Political Developments
In the first half of the 20th century, the Bahamas was largely controlled by a group of influential white merchants known as the "Bay Street Boys", who dominated both the economy and the legislature. Executive power rested with the British governor-in-council.
The Progressive Liberal Party was formed in 1953 to represent the disenfranchised black majority and this led to the formation of the United Bahamian Party by the Bay Street Boys. In 1964 the British gave the Bahamas internal self-governance and the white UBP leader Roland Symonette became the country's first premier. In 1967, under the leadership of a young black lawyer named Lynden Pindling, the PLP were elected and went on to lead The Bahamas into independence in 1973.

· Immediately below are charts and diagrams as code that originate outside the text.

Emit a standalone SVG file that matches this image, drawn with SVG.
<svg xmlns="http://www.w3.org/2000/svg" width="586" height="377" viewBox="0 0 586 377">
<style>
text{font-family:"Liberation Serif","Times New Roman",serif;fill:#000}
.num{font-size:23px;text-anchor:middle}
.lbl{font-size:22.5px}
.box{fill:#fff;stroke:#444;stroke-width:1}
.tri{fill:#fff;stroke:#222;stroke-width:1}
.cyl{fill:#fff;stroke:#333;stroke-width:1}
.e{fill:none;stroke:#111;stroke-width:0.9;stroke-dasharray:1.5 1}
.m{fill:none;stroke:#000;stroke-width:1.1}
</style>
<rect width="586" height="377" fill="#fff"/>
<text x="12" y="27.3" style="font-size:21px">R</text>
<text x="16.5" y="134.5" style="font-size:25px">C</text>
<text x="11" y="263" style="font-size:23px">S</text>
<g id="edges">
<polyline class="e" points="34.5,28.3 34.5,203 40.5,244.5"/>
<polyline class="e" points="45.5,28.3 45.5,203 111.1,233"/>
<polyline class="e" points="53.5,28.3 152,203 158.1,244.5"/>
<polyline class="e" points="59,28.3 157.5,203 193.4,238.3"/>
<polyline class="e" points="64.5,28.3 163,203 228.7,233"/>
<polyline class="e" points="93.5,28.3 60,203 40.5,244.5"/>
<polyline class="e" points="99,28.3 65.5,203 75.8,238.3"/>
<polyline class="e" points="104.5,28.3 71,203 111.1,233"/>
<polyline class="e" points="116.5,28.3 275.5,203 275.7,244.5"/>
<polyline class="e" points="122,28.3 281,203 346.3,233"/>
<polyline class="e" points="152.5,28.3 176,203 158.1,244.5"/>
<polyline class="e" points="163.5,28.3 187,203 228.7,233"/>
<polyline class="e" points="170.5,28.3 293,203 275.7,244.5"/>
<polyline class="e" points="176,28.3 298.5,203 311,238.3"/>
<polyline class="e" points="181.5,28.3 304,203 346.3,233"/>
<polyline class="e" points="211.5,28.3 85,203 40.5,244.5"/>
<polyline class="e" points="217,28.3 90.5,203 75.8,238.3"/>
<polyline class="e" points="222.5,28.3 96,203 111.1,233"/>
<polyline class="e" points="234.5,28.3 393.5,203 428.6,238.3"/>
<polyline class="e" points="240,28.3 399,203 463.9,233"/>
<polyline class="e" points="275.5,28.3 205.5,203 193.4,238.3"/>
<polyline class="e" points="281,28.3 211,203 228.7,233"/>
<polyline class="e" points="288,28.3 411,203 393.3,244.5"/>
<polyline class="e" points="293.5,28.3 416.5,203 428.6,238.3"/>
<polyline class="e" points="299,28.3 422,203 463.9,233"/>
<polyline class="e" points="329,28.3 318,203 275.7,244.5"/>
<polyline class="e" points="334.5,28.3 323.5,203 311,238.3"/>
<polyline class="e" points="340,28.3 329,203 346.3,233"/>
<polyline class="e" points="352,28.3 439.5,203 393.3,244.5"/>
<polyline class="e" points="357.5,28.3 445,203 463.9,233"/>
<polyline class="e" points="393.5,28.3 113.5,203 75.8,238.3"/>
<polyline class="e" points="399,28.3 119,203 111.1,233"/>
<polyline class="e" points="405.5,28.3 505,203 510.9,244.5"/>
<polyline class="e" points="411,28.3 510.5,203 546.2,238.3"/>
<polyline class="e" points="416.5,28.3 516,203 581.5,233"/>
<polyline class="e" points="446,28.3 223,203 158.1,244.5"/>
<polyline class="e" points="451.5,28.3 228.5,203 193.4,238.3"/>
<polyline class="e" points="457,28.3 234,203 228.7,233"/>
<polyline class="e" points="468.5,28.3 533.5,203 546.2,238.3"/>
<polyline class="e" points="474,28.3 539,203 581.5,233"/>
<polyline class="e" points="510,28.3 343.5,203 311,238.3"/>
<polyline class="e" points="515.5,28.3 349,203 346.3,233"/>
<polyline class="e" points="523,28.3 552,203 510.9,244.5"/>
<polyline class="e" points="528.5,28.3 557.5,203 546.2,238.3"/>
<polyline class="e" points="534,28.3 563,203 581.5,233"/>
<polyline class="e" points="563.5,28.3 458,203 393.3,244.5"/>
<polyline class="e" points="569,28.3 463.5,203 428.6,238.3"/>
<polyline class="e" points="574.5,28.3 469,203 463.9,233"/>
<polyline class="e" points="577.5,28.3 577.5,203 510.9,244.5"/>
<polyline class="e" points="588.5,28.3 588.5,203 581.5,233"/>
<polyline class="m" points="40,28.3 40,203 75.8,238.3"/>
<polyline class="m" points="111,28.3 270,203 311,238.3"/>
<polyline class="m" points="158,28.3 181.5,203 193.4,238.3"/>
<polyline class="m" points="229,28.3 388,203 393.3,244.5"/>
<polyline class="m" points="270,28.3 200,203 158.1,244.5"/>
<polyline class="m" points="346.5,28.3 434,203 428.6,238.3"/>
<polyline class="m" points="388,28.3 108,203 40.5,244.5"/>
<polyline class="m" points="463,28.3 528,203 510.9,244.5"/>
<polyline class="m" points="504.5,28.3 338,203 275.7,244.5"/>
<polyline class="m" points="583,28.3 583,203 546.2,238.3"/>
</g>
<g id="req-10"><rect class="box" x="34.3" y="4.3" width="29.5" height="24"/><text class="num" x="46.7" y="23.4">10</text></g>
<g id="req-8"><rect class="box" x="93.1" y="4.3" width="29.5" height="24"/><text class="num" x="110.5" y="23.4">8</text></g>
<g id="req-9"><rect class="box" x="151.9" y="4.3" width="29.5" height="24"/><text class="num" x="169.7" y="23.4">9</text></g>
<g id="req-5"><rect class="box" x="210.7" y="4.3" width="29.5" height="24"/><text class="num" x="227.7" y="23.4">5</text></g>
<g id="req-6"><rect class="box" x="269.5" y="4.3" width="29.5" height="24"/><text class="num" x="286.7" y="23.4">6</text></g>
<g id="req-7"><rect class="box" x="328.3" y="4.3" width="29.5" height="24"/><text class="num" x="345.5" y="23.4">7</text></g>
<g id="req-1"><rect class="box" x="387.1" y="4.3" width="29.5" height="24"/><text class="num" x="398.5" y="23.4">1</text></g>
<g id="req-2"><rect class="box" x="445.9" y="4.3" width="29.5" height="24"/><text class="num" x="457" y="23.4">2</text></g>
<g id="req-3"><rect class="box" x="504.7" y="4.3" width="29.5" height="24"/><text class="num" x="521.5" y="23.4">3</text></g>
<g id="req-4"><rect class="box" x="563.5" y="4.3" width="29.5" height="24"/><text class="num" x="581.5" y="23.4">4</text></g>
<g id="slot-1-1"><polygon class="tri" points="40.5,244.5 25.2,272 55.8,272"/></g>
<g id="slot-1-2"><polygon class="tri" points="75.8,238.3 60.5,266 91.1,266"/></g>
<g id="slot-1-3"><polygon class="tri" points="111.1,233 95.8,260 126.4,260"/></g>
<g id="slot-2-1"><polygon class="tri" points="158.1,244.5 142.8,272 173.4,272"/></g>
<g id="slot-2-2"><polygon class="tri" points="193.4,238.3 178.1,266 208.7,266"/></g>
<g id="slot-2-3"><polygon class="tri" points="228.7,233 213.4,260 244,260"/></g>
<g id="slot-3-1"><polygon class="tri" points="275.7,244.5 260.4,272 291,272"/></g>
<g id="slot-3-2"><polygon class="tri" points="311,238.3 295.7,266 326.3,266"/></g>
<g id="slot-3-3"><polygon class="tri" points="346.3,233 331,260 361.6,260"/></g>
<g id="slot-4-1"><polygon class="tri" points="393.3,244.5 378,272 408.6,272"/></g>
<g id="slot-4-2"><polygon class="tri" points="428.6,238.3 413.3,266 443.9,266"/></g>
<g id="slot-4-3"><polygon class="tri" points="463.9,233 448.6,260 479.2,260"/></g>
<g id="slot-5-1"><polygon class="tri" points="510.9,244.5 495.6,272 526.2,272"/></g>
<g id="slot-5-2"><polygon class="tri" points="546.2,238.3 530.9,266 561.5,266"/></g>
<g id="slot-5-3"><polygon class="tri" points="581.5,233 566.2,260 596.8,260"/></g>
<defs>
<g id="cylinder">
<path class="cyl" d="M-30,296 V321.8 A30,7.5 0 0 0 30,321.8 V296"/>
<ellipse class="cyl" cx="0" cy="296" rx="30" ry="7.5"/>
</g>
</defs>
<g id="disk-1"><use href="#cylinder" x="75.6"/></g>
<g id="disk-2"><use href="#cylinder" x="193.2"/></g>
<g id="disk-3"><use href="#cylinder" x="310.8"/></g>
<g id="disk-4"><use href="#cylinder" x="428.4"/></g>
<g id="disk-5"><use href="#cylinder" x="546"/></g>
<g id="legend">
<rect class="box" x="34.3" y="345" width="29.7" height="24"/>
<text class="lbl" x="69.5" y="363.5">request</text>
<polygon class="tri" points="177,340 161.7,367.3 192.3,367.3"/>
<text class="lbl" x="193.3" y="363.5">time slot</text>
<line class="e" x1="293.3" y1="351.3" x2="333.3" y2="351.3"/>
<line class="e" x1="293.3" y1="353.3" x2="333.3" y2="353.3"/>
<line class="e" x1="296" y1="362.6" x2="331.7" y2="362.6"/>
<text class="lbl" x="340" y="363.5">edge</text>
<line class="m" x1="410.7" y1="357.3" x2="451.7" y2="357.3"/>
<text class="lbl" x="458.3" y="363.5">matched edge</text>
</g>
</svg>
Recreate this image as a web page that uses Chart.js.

A coalition of PLP dissidents and former UBP members formed the Free National Movement (FNM) in 1971 under the leadership of Cecil Wallace Whitfield. After Whitfield's death in 1990, another ex-PLP, Hubert Ingraham, became leader of the FNM and took the party to victory in the 1992 general election. The FNM was re-elected by a landslide in 1997, but lost to a resurgent PLP, under the leadership of his former law partner Perry Christie, in 2002. Ingraham turned the party leadership over to Tommy Turnquest in 2002, but in 2007 he returned to lead the FNM to victory again by a five-seat margin.
Among the country's biggest challenges are the privatization of costly and inefficient state-owned corporations, the retraining of hundreds of workers who will be affected by the change, decisions on ways to diversify tax revenues away from import tariffs and license fees, and opening the economy to international trade agreements.